Count up the lines in the following listing that hold the word "picture", then give only that count.

-- Start --

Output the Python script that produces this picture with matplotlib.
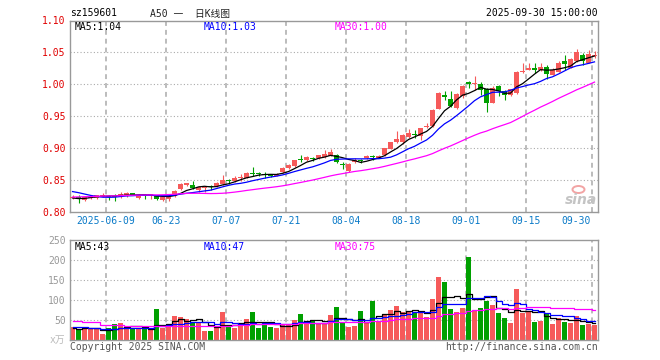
"""
sz159601 A50 - daily K-line chart, Sina finance style
"""

import matplotlib

matplotlib.use("Agg")
import matplotlib.pyplot as plt
import numpy as np
from matplotlib.patches import Ellipse

plt.rcParams["font.family"] = ["DejaVu Sans Mono", "Noto Sans CJK SC"]

# ---------------------------------------------------------------------------
# Data (88 sessions 2025-05-29 .. 2025-09-30)
# ---------------------------------------------------------------------------

opens = [
    0.822, 0.824, 0.8195, 0.822, 0.822, 0.8245, 0.825, 0.825, 0.8244, 0.825,
    0.829, 0.822, 0.826, 0.826, 0.8244, 0.819, 0.8205, 0.8244, 0.836, 0.843,
    0.843, 0.835, 0.837, 0.840, 0.840, 0.844, 0.849, 0.848, 0.853, 0.854,
    0.861, 0.860, 0.860, 0.858, 0.857, 0.862, 0.869, 0.872, 0.882, 0.881,
    0.884, 0.884, 0.886, 0.888, 0.889, 0.875, 0.865, 0.879, 0.881, 0.884,
    0.887, 0.885, 0.889, 0.899, 0.909, 0.910, 0.917, 0.922, 0.919, 0.933,
    0.934, 0.962, 0.983, 0.977, 0.963, 0.981, 1.003, 1.000, 1.000, 0.992,
    0.971, 0.998, 0.989, 0.984, 0.986, 1.019, 1.023, 1.025, 1.022, 1.027,
    1.015, 1.020, 1.037, 1.026, 1.036, 1.046, 1.034, 1.045,
]
highs = [
    0.826, 0.826, 0.825, 0.827, 0.827, 0.829, 0.827, 0.828, 0.831, 0.831,
    0.830, 0.828, 0.828, 0.828, 0.825, 0.825, 0.826, 0.835, 0.846, 0.845,
    0.848, 0.840, 0.840, 0.843, 0.847, 0.858, 0.851, 0.857, 0.860, 0.862,
    0.870, 0.862, 0.8625, 0.859, 0.861, 0.870, 0.8755, 0.882, 0.8895, 0.887,
    0.886, 0.890, 0.897, 0.898, 0.891, 0.878, 0.877, 0.885, 0.883, 0.889,
    0.890, 0.890, 0.901, 0.910, 0.927, 0.922, 0.930, 0.928, 0.932, 0.940,
    0.961, 0.988, 0.989, 0.990, 0.986, 0.999, 1.0057, 1.013, 1.004, 0.995,
    0.997, 0.999, 0.991, 0.993, 1.021, 1.034, 1.033, 1.033, 1.033, 1.030,
    1.025, 1.036, 1.046, 1.041, 1.055, 1.049, 1.054, 1.053,
]
lows = [
    0.820, 0.814, 0.818, 0.821, 0.821, 0.823, 0.819, 0.818, 0.822, 0.824,
    0.826, 0.821, 0.820, 0.820, 0.819, 0.818, 0.8166, 0.823, 0.835, 0.840,
    0.836, 0.8307, 0.832, 0.835, 0.839, 0.843, 0.844, 0.847, 0.849, 0.853,
    0.857, 0.857, 0.853, 0.855, 0.856, 0.861, 0.868, 0.871, 0.8776, 0.880,
    0.880, 0.883, 0.885, 0.887, 0.876, 0.868, 0.863, 0.877, 0.876, 0.883,
    0.882, 0.884, 0.888, 0.898, 0.908, 0.907, 0.916, 0.916, 0.913, 0.932,
    0.933, 0.961, 0.975, 0.965, 0.962, 0.979, 0.995, 0.991, 0.983, 0.956,
    0.970, 0.981, 0.975, 0.982, 0.985, 1.017, 1.022, 1.017, 1.021, 1.009,
    1.014, 1.019, 1.022, 1.025, 1.035, 1.030, 1.033, 1.042,
]
closes = [
    0.824, 0.821, 0.8235, 0.825, 0.826, 0.827, 0.824, 0.824, 0.8286, 0.829,
    0.827, 0.826, 0.825, 0.827, 0.8204, 0.824, 0.824, 0.833, 0.844, 0.8435,
    0.837, 0.839, 0.838, 0.839, 0.846, 0.850, 0.848, 0.853, 0.8556, 0.861,
    0.860, 0.859, 0.858, 0.857, 0.860, 0.869, 0.873, 0.881, 0.881, 0.886,
    0.883, 0.8895, 0.8905, 0.8947, 0.878, 0.873, 0.8755, 0.882, 0.880, 0.887,
    0.886, 0.888, 0.900, 0.909, 0.914, 0.921, 0.924, 0.920, 0.931, 0.935,
    0.960, 0.987, 0.980, 0.966, 0.985, 0.997, 1.001, 1.002, 0.991, 0.971,
    0.995, 0.989, 0.984, 0.992, 1.020, 1.020, 1.026, 1.022, 1.027, 1.016,
    1.022, 1.033, 1.032, 1.040, 1.051, 1.037, 1.048, 1.046,
]
volumes = [
    33, 27, 31, 29, 27, 15, 29, 39, 42, 32,
    28, 28, 28, 27, 77, 30, 38, 60, 57, 52,
    45, 45, 23, 22, 33, 70, 35, 31, 41, 52,
    70, 31, 37, 32, 31, 39, 39, 50, 65, 47,
    47, 42, 42, 62, 83, 43, 33, 35, 72, 43,
    97, 48, 62, 75, 85, 71, 71, 68, 72, 58,
    102, 157, 145, 77, 71, 80, 208, 73, 80, 98,
    87, 67, 56, 43, 127, 67, 72, 46, 48, 68,
    40, 55, 46, 42, 61, 37, 40, 38,
]

# sessions before the first visible candle, only needed for the moving averages
prior_closes = [
    0.812, 0.815, 0.818, 0.816, 0.814, 0.817, 0.820, 0.822, 0.819, 0.816,
    0.818, 0.821, 0.823, 0.820, 0.817, 0.815, 0.818, 0.822, 0.826, 0.832,
    0.838, 0.845, 0.846, 0.842, 0.839, 0.826, 0.822, 0.819, 0.819,
]
prior_volumes = [
    55, 60, 48, 70, 200, 55, 50, 42, 47, 44,
    51, 46, 40, 43, 48, 45, 41, 39, 44, 42,
    40, 35, 38, 36, 36, 30, 26, 28, 28,
]

tick_index = [6, 16, 26, 36, 46, 56, 66, 76, 87]
tick_labels = ["2025-06-09", "06-23", "07-07", "07-21", "08-04",
               "08-18", "09-01", "09-15", "09-30"]

price_ticks = [0.80, 0.85, 0.90, 0.95, 1.00, 1.05, 1.10]
volume_ticks = [50, 100, 150, 200, 250]

ma_periods = [5, 10, 30]
ma_price_text = ["MA5:1.04", "MA10:1.03", "MA30:1.00"]
ma_volume_text = ["MA5:43", "MA10:47", "MA30:75"]

# ---------------------------------------------------------------------------
# Style
# ---------------------------------------------------------------------------

RED = "#f65a5a"
GREEN = "#00a000"
MA_COLORS = ["#000000", "#0000ff", "#ff00ff"]
GRID = "#aaaaaa"
FRAME = "#999999"
FS = 7
W, H = 660, 360


def fx(px):
    return px / W


def fy(py):
    return 1 - py / H


def moving_average(prior, values, n):
    full = np.asarray(prior + values, dtype=float)
    ma = np.convolve(full, np.ones(n) / n, mode="valid")
    return ma[-len(values):]


def style_panel(ax, hlines):
    for s in ax.spines.values():
        s.set_color(FRAME)
        s.set_linewidth(1.0)
    for h in hlines:
        ax.axhline(h, color=GRID, lw=0.8, ls=(0, (1, 2)), zorder=0)
    for i in tick_index:
        ax.axvline(i - 0.42, color=GRID, lw=1.1, ls=(0, (3.2, 2.6)), zorder=0)
    ax.set_xlim(-0.42, 87.53)
    ax.set_xticks([])
    ax.tick_params(axis="y", length=0, pad=3, labelsize=FS)


# ---------------------------------------------------------------------------
# Plot
# ---------------------------------------------------------------------------

o = np.array(opens)
c = np.array(closes)
x = np.arange(len(closes))
colors = [RED if cc >= oo else GREEN for oo, cc in zip(opens, closes)]

fig = plt.figure(figsize=(6.6, 3.6), dpi=100)
fig.patch.set_facecolor("white")

ax = fig.add_axes([fx(70), fy(212), (597.7 - 70) / W, (212 - 20.5) / H])
vax = fig.add_axes([fx(70), fy(340), (597.7 - 70) / W, 100 / H])

# price panel
style_panel(ax, price_ticks[1:-1])
ax.set_ylim(price_ticks[0], price_ticks[-1])
ax.set_yticks(price_ticks)
ax.set_yticklabels([f"{t:.2f}" for t in price_ticks], color="#e00000")

ax.vlines(x, lows, highs, colors=colors, lw=0.8, zorder=2)
ax.bar(x, np.maximum(np.abs(c - o), 0.0017), bottom=np.minimum(o, c),
       width=0.83, color=colors, lw=0, zorder=3)
for n, col in zip(ma_periods, MA_COLORS):
    ax.plot(x, moving_average(prior_closes, closes, n), color=col, lw=0.9, zorder=4)

for i, lab in zip(tick_index, tick_labels):
    ha = "right" if i == tick_index[-1] else "center"
    xpos = i - 0.42 - (0.15 if ha == "right" else 0)
    ax.text(xpos, -0.047, lab, transform=ax.get_xaxis_transform(),
            ha=ha, va="center", fontsize=FS, color="#0a7ac8")

# volume panel
style_panel(vax, volume_ticks[:-1])
vax.set_ylim(0, 250)
vax.set_yticks(volume_ticks)
vax.set_yticklabels([str(t) for t in volume_ticks], color="#999999")
vax.bar(x, volumes, width=0.83, color=colors, lw=0, zorder=2)
for n, col in zip(ma_periods, MA_COLORS):
    vax.plot(x, moving_average(prior_volumes, volumes, n), color=col, lw=0.9,
             drawstyle="steps-mid", zorder=3)

# texts
fig.text(fx(70), fy(13.5), "sz159601", fontsize=FS, va="center", color="#000000")
fig.text(fx(150.5), fy(13.5), "A50 一  日K线图", fontsize=FS, va="center", color="#222222")
fig.text(fx(597.5), fy(13.5), "2025-09-30 15:00:00", fontsize=FS, va="center",
         ha="right", color="#000000")

for xp, t, col in zip([75, 204, 334.5], ma_price_text, MA_COLORS):
    fig.text(fx(xp), fy(26.8), t, fontsize=FS, va="center", color=col)
for xp, t, col in zip([75, 204, 334.5], ma_volume_text, MA_COLORS):
    fig.text(fx(xp), fy(246.8), t, fontsize=FS, va="center", color=col)

fig.text(fx(65.5), fy(339.5), "x万", fontsize=FS, va="center", ha="right", color="#bbbbbb")
fig.text(fx(70), fy(346.5), "Copyright 2025 SINA.COM", fontsize=FS, va="center",
         color="#555555")
fig.text(fx(597.5), fy(346.5), "http://finance.sina.com.cn", fontsize=FS, va="center",
         ha="right", color="#555555")

# sina watermark
fig.text(fx(581), fy(199.5), "sina", fontsize=10, style="italic", weight="bold",
         family="DejaVu Sans", ha="center", va="center", color="#c4c4c4")
fig.add_artist(Ellipse((fx(578.5), fy(189.5)), 12 / W, 7 / H, transform=fig.transFigure,
                       fill=False, ec="#f2a4a4", lw=1.4))

fig.savefig("out.png", dpi=100)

-- End --

_WRITTEN ANSWER_
1